The truth is the monumental scale of the problems facing the beleaguered nations in euroland is moving to a new, dangerous level. Instead of being merely a problem for banks and central government, the economic woes are now starting to affect the countries’ grassroots. Across the so-called ClubMed nations (the deeply indebted Greece, Spain, Portugal and Italy), regions and municipalities are fast running out of money and are seeking rescue from their central governments. … After the [Spanish] Valencia region disclosed last week that it was appealing to Madrid for a bail-out, the Murcia region also demanded one. Catalonia is also said to be in financial difficulty. Italy’s regions face similar catastrophe with reports suggesting that as many as half the provinces are in serious financial difficulty.

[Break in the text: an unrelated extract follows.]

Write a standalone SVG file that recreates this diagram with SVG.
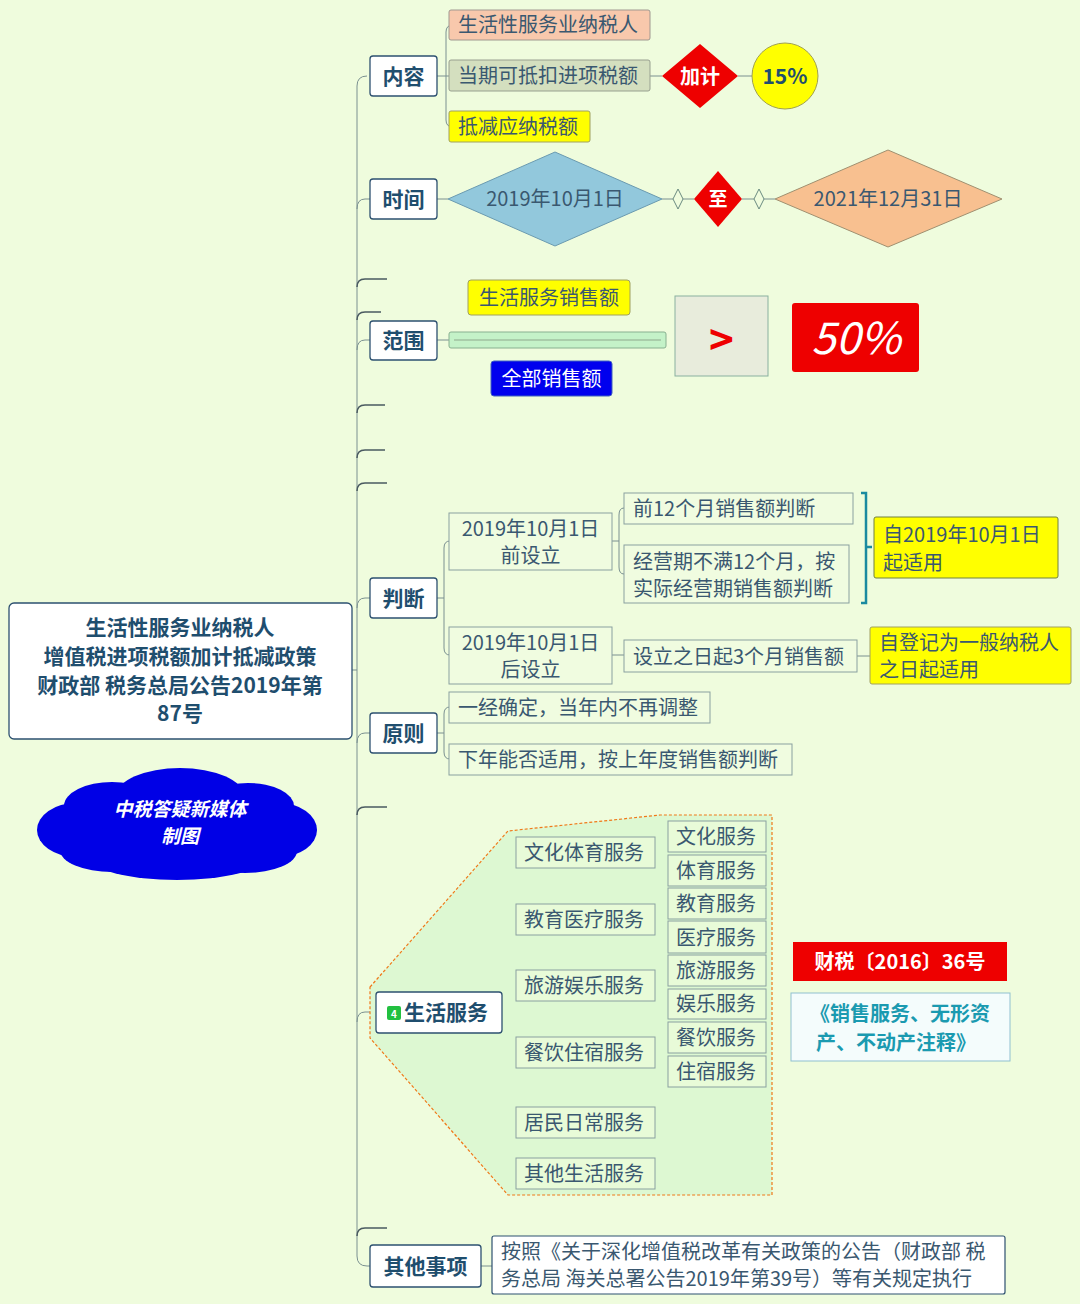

Several local authorities have warned that some schools may not be able to re-open after the summer because there might not be enough money to pay teachers as a result of austerity measures already taken.

The economic and social situation in Europe is deteriorating rapidly. It is now at a point where it is hard to predict the precise development from one week to the next, but we do know this: the mechanisms that have brought Greece, Spain and Italy to the brink of economic collapse and totalitarianism, are not unique to those countries.

Unless the Europeans give up their welfare state, they will have to give up democracy.